3.2 Distribution and Trust
To prevent man-in-the-middle attacks, public keys are often bound to identity through certificates in a Public Key Infrastructure (PKI). Certificate Authorities (CAs) validate identity documents and issue signed certificates that vouch for the authenticity of a public key. Alternatively, decentralized “web of trust” models allow peers to sign each other’s keys, building trust organically without a central authority.
4. Key Operations
4.1 Encryption and Decryption
When Alice wants to send a confidential message to Bob, she uses Bob’s public key to encrypt the plaintext. The resulting ciphertext travels over any network, but only Bob—holding the matching private key—can decrypt it back to readable form. This process ensures data confidentiality, even if an adversary intercepts the transmission.
4.2 Digital Signatures and Verification
For authentication and integrity, Bob can sign a message by computing a hash and then applying his private key to produce a signature. Anyone with Bob’s public key can verify that the signature matches the message and that it could only have been generated by him. This establishes non-repudiation: Bob cannot later deny having signed that message.
5. Algorithms and Standards
5.1 RSA, ECC, and EdDSA
- RSA: Security relies on the difficulty of factoring large semiprime numbers. Common key sizes range from 2048 to 4096 bits; larger keys yield higher security but also slower computations.
- Elliptic-Curve Cryptography (ECC): Provides equivalent security using much smaller keys (e.g., 256 bits on secp256k1 ≈ 3072-bit RSA). ECC operations are faster and more efficient for modern applications.
- EdDSA (ed25519): A modern signature scheme built on Twisted Edwards curves, offering high performance, simpler implementations, and resistance to side-channel attacks.
5.2 Mnemonic Seed Phrases (BIP-39)
Standards like BIP-39 define how to convert a random entropy value into a human-readable mnemonic phrase (typically 12, 18, or 24 words). This seed phrase can deterministically regenerate the entire hierarchical key structure (HD wallets) for cryptocurrencies, simplifying backups and recovery while maintaining cryptographic security.
6. Practical Applications
- Cryptocurrency wallets: Private keys sign transactions; public keys (or derived addresses) receive funds.
- SSL/TLS certificates: Web servers present signed public-key certificates to browsers, encrypting traffic and verifying server identity.
- PGP/GPG: Email clients use public keys to encrypt messages and verify digital signatures, ensuring end-to-end security.

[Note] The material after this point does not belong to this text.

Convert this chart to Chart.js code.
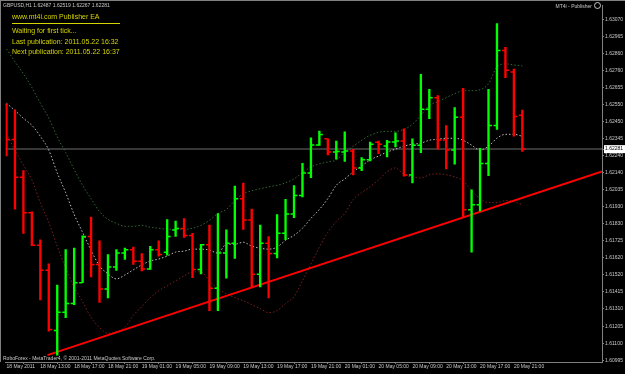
<!DOCTYPE html>
<html>
<head>
<meta charset="UTF-8">
<script src="https://cdn.jsdelivr.net/npm/chart.js@4.4.0/dist/chart.umd.min.js"></script>
<style>
    html, body { margin: 0; padding: 0; background: #000; }
    #wrap { position: relative; width: 625px; height: 374px; overflow: hidden; background: #000; }
    #wrap canvas { position: absolute; left: 0; top: 0; }
    .frame { position: absolute; background: #808080; }
    .txt { position: absolute; white-space: nowrap; line-height: 1; font-family: "Liberation Sans", Arial, sans-serif; }
    .small { font-size: 5px; color: #c8c8c8; }
    .ea { font-size: 7px; color: #d4d400; left: 12px; }
    .icon { position: absolute; left: 594px; top: 2px; width: 5px; height: 5px; border: 1px solid #c8c8c8; border-radius: 50%; }
</style>
</head>
<body>
<div id="wrap">
    <div class="frame" style="left:0;top:0;width:625px;height:1px"></div>
    <div class="frame" style="left:0;top:0;width:1px;height:362px"></div>
    <canvas id="chart" width="625" height="374"></canvas>

    <div class="txt small" style="left:3px;top:3px">GBPUSD,H1 1.62487 1.62519 1.62267 1.62281</div>
    <div class="txt ea" style="top:12.5px">www.mt4i.com Publisher EA</div>
    <div style="position:absolute;left:12px;top:23px;width:108px;height:1px;background:#d4d400"></div>
    <div class="txt ea" style="top:27px">Waiting for first tick...</div>
    <div class="txt ea" style="top:37.5px">Last publication: 2011.05.22 16:32</div>
    <div class="txt ea" style="top:48px">Next publication: 2011.05.22 16:37</div>
    <div class="txt small" style="right:33px;top:3.5px">MT4i - Publisher</div>
    <div class="icon"></div>
    <div class="txt small" style="left:3px;top:355.5px">RoboForex - MetaTrader4, &copy; 2001-2011 MetaQuotes Software Corp.</div>
</div>

<script>
// GBPUSD H1 bars, 18 May 09:00 .. 20 May 22:00
const opens = [
    1.62550, 1.62340, 1.62110, 1.61894, 1.61697, 1.61544, 1.61179, 1.61289, 1.61343, 1.61469,
    1.61750, 1.61580, 1.61430, 1.61564, 1.61649, 1.61670, 1.61600, 1.61553, 1.61670, 1.61654,
    1.61790, 1.61799, 1.61756, 1.61550, 1.61700, 1.61436, 1.61649, 1.61709, 1.61979, 1.61850,
    1.61520, 1.61709, 1.61646, 1.61769, 1.61886, 1.61999, 1.62136, 1.62306, 1.62344, 1.62264,
    1.62264, 1.62270, 1.62166, 1.62216, 1.62322, 1.62300, 1.62324, 1.62330, 1.62124, 1.62304,
    1.62524, 1.62594, 1.62336, 1.62276, 1.62474, 1.61913, 1.61943, 1.62194, 1.62424, 1.62880,
    1.62750, 1.62487
];
const highs = [
    1.62556, 1.62520, 1.62150, 1.61900, 1.61730, 1.61583, 1.61455, 1.61670, 1.61679, 1.61754,
    1.61868, 1.61724, 1.61640, 1.61670, 1.61679, 1.61685, 1.61646, 1.61690, 1.61724, 1.61853,
    1.61844, 1.61859, 1.61769, 1.61703, 1.61820, 1.61889, 1.61790, 1.62056, 1.62074, 1.61916,
    1.61820, 1.61750, 1.61883, 1.61976, 1.62060, 1.62194, 1.62350, 1.62390, 1.62344, 1.62330,
    1.62386, 1.62280, 1.62230, 1.62324, 1.62330, 1.62334, 1.62380, 1.62404, 1.62344, 1.62736,
    1.62644, 1.62606, 1.62424, 1.62534, 1.62650, 1.62033, 1.62286, 1.62644, 1.63044, 1.62900,
    1.62768, 1.62519
];
const lows = [
    1.62240, 1.61916, 1.61769, 1.61694, 1.61365, 1.61175, 1.61029, 1.61256, 1.61335, 1.61469,
    1.61504, 1.61349, 1.61376, 1.61544, 1.61610, 1.61580, 1.61540, 1.61550, 1.61630, 1.61636,
    1.61750, 1.61744, 1.61499, 1.61523, 1.61299, 1.61299, 1.61496, 1.61616, 1.61793, 1.61439,
    1.61443, 1.61376, 1.61619, 1.61730, 1.61865, 1.61990, 1.62108, 1.62304, 1.62246, 1.62220,
    1.62206, 1.62124, 1.62150, 1.62210, 1.62254, 1.62234, 1.62294, 1.62116, 1.62075, 1.62260,
    1.62466, 1.62280, 1.62160, 1.62190, 1.61870, 1.61655, 1.61906, 1.62120, 1.62400, 1.62716,
    1.62360, 1.62267
];
const closes = [
    1.62340, 1.62110, 1.61894, 1.61697, 1.61544, 1.61184, 1.61289, 1.61343, 1.61469, 1.61750,
    1.61580, 1.61430, 1.61564, 1.61649, 1.61670, 1.61600, 1.61553, 1.61670, 1.61640, 1.61750,
    1.61799, 1.61756, 1.61550, 1.61700, 1.61436, 1.61649, 1.61709, 1.61979, 1.61850, 1.61520,
    1.61709, 1.61646, 1.61769, 1.61886, 1.61999, 1.62136, 1.62306, 1.62370, 1.62264, 1.62266,
    1.62270, 1.62166, 1.62216, 1.62310, 1.62310, 1.62324, 1.62330, 1.62124, 1.62304, 1.62524,
    1.62594, 1.62336, 1.62276, 1.62474, 1.61913, 1.61943, 1.62194, 1.62424, 1.62880, 1.62760,
    1.62480, 1.62281
];

// bands (upper / middle / lower)
const bandUpper = [
    1.62890, 1.62812, 1.62740, 1.62656, 1.62560, 1.62470, 1.62356, 1.62260, 1.62158, 1.62061,
    1.61980, 1.61902, 1.61854, 1.61830, 1.61812, 1.61812, 1.61818, 1.61806, 1.61800, 1.61794,
    1.61794, 1.61794, 1.61800, 1.61818, 1.61848, 1.61890, 1.61914, 1.61968, 1.62010, 1.62028,
    1.62040, 1.62052, 1.62061, 1.62076, 1.62100, 1.62137, 1.62173, 1.62191, 1.62203, 1.62215,
    1.62263, 1.62299, 1.62335, 1.62365, 1.62383, 1.62389, 1.62389, 1.62401, 1.62432, 1.62486,
    1.62546, 1.62570, 1.62594, 1.62618, 1.62636, 1.62636, 1.62642, 1.62678, 1.62781, 1.62799,
    1.62793, 1.62787
];
const bandMid = [
    1.62560, 1.62516, 1.62468, 1.62426, 1.62359, 1.62275, 1.62137, 1.62016, 1.61884, 1.61775,
    1.61667, 1.61571, 1.61523, 1.61492, 1.61516, 1.61547, 1.61577, 1.61601, 1.61613, 1.61631,
    1.61655, 1.61661, 1.61673, 1.61673, 1.61667, 1.61649, 1.61703, 1.61703, 1.61715, 1.61691,
    1.61679, 1.61673, 1.61685, 1.61727, 1.61757, 1.61800, 1.61860, 1.61914, 1.61980, 1.62061,
    1.62100, 1.62143, 1.62179, 1.62215, 1.62239, 1.62263, 1.62281, 1.62299, 1.62311, 1.62317,
    1.62335, 1.62341, 1.62347, 1.62347, 1.62335, 1.62305, 1.62275, 1.62299, 1.62347, 1.62371,
    1.62371, 1.62359
];
const bandLower = [
    1.62377, 1.62275, 1.62185, 1.62094, 1.61956, 1.61836, 1.61691, 1.61559, 1.61444, 1.61354,
    1.61258, 1.61197, 1.61161, 1.61173, 1.61197, 1.61270, 1.61324, 1.61378, 1.61420, 1.61450,
    1.61480, 1.61510, 1.61535, 1.61535, 1.61480, 1.61432, 1.61402, 1.61378, 1.61360, 1.61336,
    1.61312, 1.61287, 1.61299, 1.61342, 1.61384, 1.61480, 1.61583, 1.61685, 1.61775, 1.61842,
    1.61890, 1.61974, 1.62016, 1.62052, 1.62094, 1.62143, 1.62167, 1.62125, 1.62112, 1.62106,
    1.62125, 1.62131, 1.62125, 1.62112, 1.62088, 1.62028, 1.61980, 1.61956, 1.61956, 1.61968,
    1.61962, 1.61944
];

// trend line (bar index, price)
const trendIdx = [4.85, 70.42];
const trendPrice = [1.61029, 1.62146];

const lastPrice = 1.62281;

const priceTicks = [
    1.60995, 1.61100, 1.61205, 1.61310, 1.61415, 1.61520, 1.61620, 1.61725, 1.61830, 1.61930,
    1.62035, 1.62140, 1.62240, 1.62345, 1.62450, 1.62550, 1.62655, 1.62760, 1.62860, 1.62965,
    1.63070
];
const timeTickIdx = [0, 4, 8, 12, 16, 20, 24, 28, 32, 36, 40, 44, 48, 52, 56, 60];
const timeTickLabels = [
    '18 May 2011', '18 May 13:00', '18 May 17:00', '18 May 21:00',
    '19 May 01:00', '19 May 05:00', '19 May 09:00', '19 May 13:00',
    '19 May 17:00', '19 May 21:00', '20 May 01:00', '20 May 05:00',
    '20 May 09:00', '20 May 13:00', '20 May 17:00', '20 May 21:00'
];

const X_MIN = -0.117, X_MAX = 70.42;
const Y_MIN = 1.60987, Y_MAX = 1.63154;
const TICK_OFF = 0.22;
const AXIS_GRAY = '#808080';
const LABEL_GRAY = '#c8c8c8';
const FONT = { family: 'Liberation Sans', size: 5 };

const barColors = closes.map((c, i) => c >= opens[i] ? '#00ff00' : '#ff0000');
const idx = closes.map((c, i) => i);

function band(values, color, dash) {
    return {
        type: 'line',
        data: idx.map(i => ({ x: i, y: values[i] })),
        borderColor: color,
        borderWidth: 1,
        borderDash: dash,
        pointRadius: 0,
        cubicInterpolationMode: 'monotone',
        order: 2
    };
}

function tickSet(values, shift) {
    return {
        type: 'line',
        data: idx.map(i => ({ x: i + shift, y: values[i] })),
        showLine: false,
        pointStyle: 'line',
        pointRadius: 1.6,
        pointBorderWidth: 1.5,
        pointBorderColor: barColors,
        order: 0
    };
}

new Chart(document.getElementById('chart'), {
    type: 'line',
    data: {
        datasets: [
            {
                type: 'bar',
                data: idx.map(i => ({ x: i, y: [lows[i], highs[i]] })),
                backgroundColor: barColors,
                barThickness: 1.7,
                grouped: false,
                order: 0
            },
            tickSet(opens, -TICK_OFF),
            tickSet(closes, TICK_OFF),
            band(bandUpper, '#336633', [1.5, 2]),
            band(bandMid, '#bdbdbd', [1.5, 2]),
            band(bandLower, '#7a2020', [1.5, 2]),
            {
                type: 'line',
                data: trendIdx.map((t, i) => ({ x: t, y: trendPrice[i] })),
                borderColor: '#ff0000',
                borderWidth: 2,
                pointRadius: 0,
                order: 1
            },
            {
                type: 'line',
                data: [{ x: X_MIN, y: lastPrice }, { x: X_MAX, y: lastPrice }],
                borderColor: '#4a4a4a',
                borderWidth: 1.5,
                pointRadius: 0,
                order: 3
            }
        ]
    },
    options: {
        responsive: false,
        animation: false,
        events: [],
        layout: { padding: { top: 1, left: 1, right: 0, bottom: 0 } },
        plugins: { legend: { display: false }, tooltip: { enabled: false } },
        scales: {
            x: {
                type: 'linear',
                min: X_MIN,
                max: X_MAX,
                offset: false,
                afterBuildTicks: s => { s.ticks = timeTickIdx.map(v => ({ value: v })); },
                afterFit: s => { s.height = 12; s.paddingLeft = 0; s.paddingRight = 0; },
                grid: { drawOnChartArea: false, drawTicks: true, tickLength: 2, color: AXIS_GRAY },
                border: { color: AXIS_GRAY, width: 1 },
                ticks: {
                    autoSkip: false,
                    maxRotation: 0,
                    minRotation: 0,
                    align: 'start',
                    padding: 0,
                    color: LABEL_GRAY,
                    font: FONT,
                    callback: (v, i) => timeTickLabels[i]
                }
            },
            y: {
                type: 'linear',
                position: 'right',
                min: Y_MIN,
                max: Y_MAX,
                afterBuildTicks: s => {
                    s.ticks = priceTicks.concat([lastPrice]).sort((a, b) => a - b).map(v => ({ value: v }));
                },
                afterFit: s => { s.width = 23; s.paddingTop = 0; s.paddingBottom = 0; },
                grid: { drawOnChartArea: false, drawTicks: true, tickLength: 2, color: AXIS_GRAY },
                border: { color: AXIS_GRAY, width: 1 },
                ticks: {
                    autoSkip: false,
                    padding: 1,
                    font: FONT,
                    color: ctx => (ctx.tick && ctx.tick.value === lastPrice) ? '#000000' : LABEL_GRAY,
                    showLabelBackdrop: ctx => !!(ctx.tick && ctx.tick.value === lastPrice),
                    backdropColor: '#ffffff',
                    backdropPadding: { top: 1, bottom: 1, left: 1, right: 2 },
                    callback: v => v.toFixed(5)
                }
            }
        }
    }
});
</script>
</body>
</html>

- SSH authentication: Developers store private keys locally and upload public keys to servers, enabling key-based login without passwords.
- Code signing: Software publishers sign executables with private keys; users verify integrity with the matching public key.
- IoT device authentication: Lightweight key pairs identify and secure communications between edge devices and cloud services.
7. Table 1. Comparison of Private and Public Keys
| Property | Private Key | Public Key |
|---|---|---|
| Primary Function | Decrypt data, create signatures | Encrypt data, verify signatures |
| Distribution | Keep secret (offline storage) | Share freely |
| Generation | Random CSPRNG output | Derived from private key |
| Security Risk | Key compromise leads to total loss | Minimal risk if revoked properly |
8. Table 2. Key Management Checklist
| Step | Action |
|---|---|
| 1 | Generate keys in an offline, secure environment |
| 2 | Store private key in hardware or cold storage |
| 3 | Back up mnemonic seed phrases in multiple locations |
| 4 | Implement multisig for high-value operations |
| 5 | Regularly rotate and revoke old keys |
9. FAQ
- What happens if I lose my private key? Without it, encrypted data and digital assets are irretrievable—always keep secure backups.
- Can I derive my private key from my public key? No—cryptographic algorithms ensure one-way derivation for security.
- How long does signature verification take? Typically milliseconds, depending on hardware and algorithm.
- Are cloud-based key stores secure? They add convenience but introduce additional attack vectors; prefer hardware devices.
- Which is better, RSA or ECC? ECC provides equivalent security with smaller key sizes and faster operations.
- How many words in a seed phrase? Standard lengths are 12, 18, or 24 words under BIP-39.
- What is multisig? A scheme requiring multiple independent key signatures to authorize an action.
- How do I protect against side-channel attacks? Use hardware wallets with built-in countermeasures and constant-time implementations.
- Can I reuse a key for multiple purposes? Best practice is dedicated keys for encryption, signing, and authentication.
- When should I rotate my keys? Regularly, and immediately if a compromise is suspected or after significant personnel changes.
- What is key pinning? Binding a known public key to a service to prevent certificate spoofing.
- How do I revoke a compromised key? Publish a revocation certificate or update your PKI/registry to mark it invalid.
Conclusion
Understanding the interplay between public and private keys is essential for securing digital communications, financial transactions, and software distribution. By following robust key-generation standards, employing secure storage and backup practices, and adopting advanced techniques like multisignature schemes and key rotation, you can significantly reduce the risk of compromise. Whether you’re a blockchain developer, system administrator, or privacy-conscious user, mastering key management will empower you to protect your data and maintain trust in an increasingly interconnected world.